● PROBLEM DETAILS
Print exactly those lines that run from the beginning of the data to the line bearing "var red = '#ff0000'", inclusive.
-- start of GIVEN DATA --
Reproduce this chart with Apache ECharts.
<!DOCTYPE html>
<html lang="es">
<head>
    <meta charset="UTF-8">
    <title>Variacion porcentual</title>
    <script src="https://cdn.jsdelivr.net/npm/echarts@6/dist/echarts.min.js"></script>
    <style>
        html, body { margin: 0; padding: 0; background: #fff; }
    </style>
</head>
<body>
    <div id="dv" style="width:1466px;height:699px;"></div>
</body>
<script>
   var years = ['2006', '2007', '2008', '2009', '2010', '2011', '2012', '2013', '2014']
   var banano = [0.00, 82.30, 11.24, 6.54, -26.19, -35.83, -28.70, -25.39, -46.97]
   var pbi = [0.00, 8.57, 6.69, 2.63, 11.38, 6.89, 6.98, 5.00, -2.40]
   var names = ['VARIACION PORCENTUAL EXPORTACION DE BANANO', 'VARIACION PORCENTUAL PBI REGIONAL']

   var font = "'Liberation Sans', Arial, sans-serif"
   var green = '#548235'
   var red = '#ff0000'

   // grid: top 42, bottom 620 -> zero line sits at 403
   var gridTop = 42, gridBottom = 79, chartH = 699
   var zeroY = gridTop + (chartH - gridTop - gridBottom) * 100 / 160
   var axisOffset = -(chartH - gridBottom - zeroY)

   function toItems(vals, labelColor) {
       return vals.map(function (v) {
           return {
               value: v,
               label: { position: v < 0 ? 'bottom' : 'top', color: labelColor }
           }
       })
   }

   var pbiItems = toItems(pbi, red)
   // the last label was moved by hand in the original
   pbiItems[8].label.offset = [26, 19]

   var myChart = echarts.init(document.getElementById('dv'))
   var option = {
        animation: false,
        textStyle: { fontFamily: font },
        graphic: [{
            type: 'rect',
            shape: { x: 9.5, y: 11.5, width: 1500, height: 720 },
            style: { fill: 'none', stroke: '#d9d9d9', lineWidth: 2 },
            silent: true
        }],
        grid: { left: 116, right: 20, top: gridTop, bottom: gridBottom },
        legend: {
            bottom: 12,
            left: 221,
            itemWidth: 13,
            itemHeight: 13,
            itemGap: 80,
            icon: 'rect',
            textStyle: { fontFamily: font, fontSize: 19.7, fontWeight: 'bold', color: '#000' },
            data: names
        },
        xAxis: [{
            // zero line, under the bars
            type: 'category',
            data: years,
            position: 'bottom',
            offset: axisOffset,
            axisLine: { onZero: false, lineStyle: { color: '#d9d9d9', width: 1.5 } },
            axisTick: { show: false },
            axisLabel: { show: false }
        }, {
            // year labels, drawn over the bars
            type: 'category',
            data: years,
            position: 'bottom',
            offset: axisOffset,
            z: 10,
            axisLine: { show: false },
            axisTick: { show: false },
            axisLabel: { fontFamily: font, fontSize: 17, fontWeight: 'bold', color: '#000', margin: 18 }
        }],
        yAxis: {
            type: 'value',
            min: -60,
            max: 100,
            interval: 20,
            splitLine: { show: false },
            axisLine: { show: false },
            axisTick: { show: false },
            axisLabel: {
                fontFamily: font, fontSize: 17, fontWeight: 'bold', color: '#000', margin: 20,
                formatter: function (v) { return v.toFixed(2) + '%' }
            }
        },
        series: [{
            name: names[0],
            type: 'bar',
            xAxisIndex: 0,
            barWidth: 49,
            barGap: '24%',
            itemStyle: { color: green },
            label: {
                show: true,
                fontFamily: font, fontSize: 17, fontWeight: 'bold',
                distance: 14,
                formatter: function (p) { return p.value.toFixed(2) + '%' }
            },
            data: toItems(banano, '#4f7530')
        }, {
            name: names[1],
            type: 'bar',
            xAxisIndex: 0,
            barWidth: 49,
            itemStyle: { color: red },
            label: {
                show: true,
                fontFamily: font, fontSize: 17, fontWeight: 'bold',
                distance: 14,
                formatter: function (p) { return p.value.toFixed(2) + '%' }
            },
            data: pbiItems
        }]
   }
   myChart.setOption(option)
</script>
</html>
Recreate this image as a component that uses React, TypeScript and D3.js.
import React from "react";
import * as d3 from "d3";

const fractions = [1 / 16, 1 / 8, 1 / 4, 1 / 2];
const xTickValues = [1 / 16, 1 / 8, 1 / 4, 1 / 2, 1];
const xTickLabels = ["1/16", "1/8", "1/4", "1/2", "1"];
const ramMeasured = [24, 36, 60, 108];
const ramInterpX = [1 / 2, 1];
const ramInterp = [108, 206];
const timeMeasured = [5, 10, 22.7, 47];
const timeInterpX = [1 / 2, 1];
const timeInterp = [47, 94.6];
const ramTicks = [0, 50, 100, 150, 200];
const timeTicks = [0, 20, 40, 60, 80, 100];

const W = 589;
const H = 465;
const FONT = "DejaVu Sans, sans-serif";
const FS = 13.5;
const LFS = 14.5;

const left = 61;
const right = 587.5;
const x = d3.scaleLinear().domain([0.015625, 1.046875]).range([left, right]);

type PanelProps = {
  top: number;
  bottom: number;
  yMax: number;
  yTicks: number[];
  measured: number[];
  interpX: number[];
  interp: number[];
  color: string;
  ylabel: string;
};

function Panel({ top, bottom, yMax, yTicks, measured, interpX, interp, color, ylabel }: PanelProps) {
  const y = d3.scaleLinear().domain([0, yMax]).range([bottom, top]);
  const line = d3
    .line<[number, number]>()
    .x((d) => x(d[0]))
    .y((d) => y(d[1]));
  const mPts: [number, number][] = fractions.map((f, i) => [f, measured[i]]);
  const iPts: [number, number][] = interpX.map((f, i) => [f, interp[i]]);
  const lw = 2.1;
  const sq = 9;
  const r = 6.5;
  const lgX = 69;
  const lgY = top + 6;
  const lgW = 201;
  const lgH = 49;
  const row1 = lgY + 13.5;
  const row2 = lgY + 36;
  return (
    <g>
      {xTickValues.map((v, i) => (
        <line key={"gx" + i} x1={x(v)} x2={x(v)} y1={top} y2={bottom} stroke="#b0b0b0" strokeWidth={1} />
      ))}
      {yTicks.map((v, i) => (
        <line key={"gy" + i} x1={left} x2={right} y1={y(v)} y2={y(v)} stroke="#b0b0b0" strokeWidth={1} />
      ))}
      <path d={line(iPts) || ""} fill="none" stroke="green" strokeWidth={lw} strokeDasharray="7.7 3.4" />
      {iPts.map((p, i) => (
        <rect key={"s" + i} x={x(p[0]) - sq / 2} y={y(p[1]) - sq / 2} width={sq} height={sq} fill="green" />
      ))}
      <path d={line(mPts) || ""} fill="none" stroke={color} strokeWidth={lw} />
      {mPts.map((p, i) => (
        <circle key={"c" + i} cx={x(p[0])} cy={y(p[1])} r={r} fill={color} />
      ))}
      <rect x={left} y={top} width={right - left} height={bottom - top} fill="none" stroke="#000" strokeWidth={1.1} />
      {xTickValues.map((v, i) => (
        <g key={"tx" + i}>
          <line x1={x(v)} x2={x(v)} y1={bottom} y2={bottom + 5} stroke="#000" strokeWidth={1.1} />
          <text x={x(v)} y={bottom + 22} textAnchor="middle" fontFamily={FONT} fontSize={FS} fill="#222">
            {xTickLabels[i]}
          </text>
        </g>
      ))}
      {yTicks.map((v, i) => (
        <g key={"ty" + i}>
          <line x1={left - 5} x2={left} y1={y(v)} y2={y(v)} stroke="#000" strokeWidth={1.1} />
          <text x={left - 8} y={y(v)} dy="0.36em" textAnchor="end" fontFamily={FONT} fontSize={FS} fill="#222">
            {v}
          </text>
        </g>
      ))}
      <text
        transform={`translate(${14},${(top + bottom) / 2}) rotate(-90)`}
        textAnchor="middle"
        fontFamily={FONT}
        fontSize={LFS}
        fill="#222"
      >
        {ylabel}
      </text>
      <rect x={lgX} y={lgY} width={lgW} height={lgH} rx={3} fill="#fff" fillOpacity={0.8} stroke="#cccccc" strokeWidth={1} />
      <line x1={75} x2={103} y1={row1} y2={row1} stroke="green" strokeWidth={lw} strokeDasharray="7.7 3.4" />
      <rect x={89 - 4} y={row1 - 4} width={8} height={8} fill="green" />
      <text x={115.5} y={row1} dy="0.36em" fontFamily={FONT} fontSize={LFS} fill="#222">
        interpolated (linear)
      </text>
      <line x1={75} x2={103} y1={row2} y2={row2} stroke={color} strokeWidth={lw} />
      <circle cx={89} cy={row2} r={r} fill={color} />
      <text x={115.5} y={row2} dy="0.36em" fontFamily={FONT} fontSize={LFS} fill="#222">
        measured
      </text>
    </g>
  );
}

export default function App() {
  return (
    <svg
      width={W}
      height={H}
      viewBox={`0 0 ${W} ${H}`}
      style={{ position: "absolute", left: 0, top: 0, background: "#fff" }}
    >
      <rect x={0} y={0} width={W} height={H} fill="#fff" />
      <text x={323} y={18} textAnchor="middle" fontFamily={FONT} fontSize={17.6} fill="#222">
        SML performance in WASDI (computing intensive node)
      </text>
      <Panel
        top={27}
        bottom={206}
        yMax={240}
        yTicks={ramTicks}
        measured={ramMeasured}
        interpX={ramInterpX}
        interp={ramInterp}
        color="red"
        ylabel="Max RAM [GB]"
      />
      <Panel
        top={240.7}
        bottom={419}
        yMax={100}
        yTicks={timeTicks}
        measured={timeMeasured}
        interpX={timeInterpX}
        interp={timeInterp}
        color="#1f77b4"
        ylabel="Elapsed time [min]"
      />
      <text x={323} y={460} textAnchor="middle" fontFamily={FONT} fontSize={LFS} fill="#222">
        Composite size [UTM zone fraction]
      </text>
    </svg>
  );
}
-- end of GIVEN DATA --
● EXPECTED OUTPUT
Reproduce this chart with Apache ECharts.
<!DOCTYPE html>
<html lang="es">
<head>
    <meta charset="UTF-8">
    <title>Variacion porcentual</title>
    <script src="https://cdn.jsdelivr.net/npm/echarts@6/dist/echarts.min.js"></script>
    <style>
        html, body { margin: 0; padding: 0; background: #fff; }
    </style>
</head>
<body>
    <div id="dv" style="width:1466px;height:699px;"></div>
</body>
<script>
   var years = ['2006', '2007', '2008', '2009', '2010', '2011', '2012', '2013', '2014']
   var banano = [0.00, 82.30, 11.24, 6.54, -26.19, -35.83, -28.70, -25.39, -46.97]
   var pbi = [0.00, 8.57, 6.69, 2.63, 11.38, 6.89, 6.98, 5.00, -2.40]
   var names = ['VARIACION PORCENTUAL EXPORTACION DE BANANO', 'VARIACION PORCENTUAL PBI REGIONAL']

   var font = "'Liberation Sans', Arial, sans-serif"
   var green = '#548235'
   var red = '#ff0000'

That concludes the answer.